Similarly, "while Creek Valley is less than a mile away and has everything for the kids - from the playground, to an ice rink and sledding hill, to tennis courts and soccer fields - we can't get there on foot. There is no sidewalk or trail to help get there safely."

While such situations are frustrating, the Huffs are heartened to know that things are trending in the right direction. As the City continues to grow and invest in its infrastructure, Edina's ongoing living streets initiative aims to balance the needs of motorists and non-vehicular traffic in a way that is safe and convenient for everybody. Strategic expansion of the City's existing sidewalk network is an important part of Living Streets.

All this will take time, but the Huffs have no intention of moving again anytime soon.

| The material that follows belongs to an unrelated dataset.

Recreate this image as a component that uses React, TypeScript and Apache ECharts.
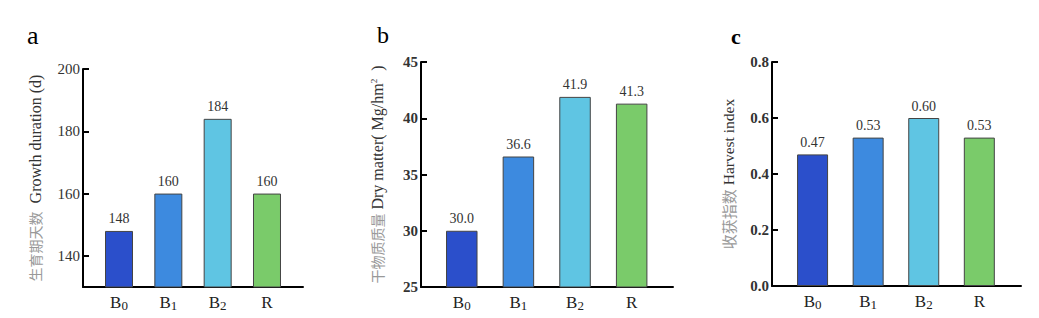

More to the point, the Huffs know that the process is not nearly as slow-moving or passive as it may look at first glance.

"The City of Edina makes it easy for the public to get info and give feedback on things like this, in real time," Bob said. Online with Speak Up! Edina, residents can help identify problem spots - like the tough corners on McCauley Trail - and discuss possible solutions. "I have posted comments, ideas and questions to ‘Speak Up! Edina,' and always recommend that neighbors do the same."

In the end, "if [we] keep with it, we'll ensure that all our neighborhoods and parks are accessible, at all times, to everyone."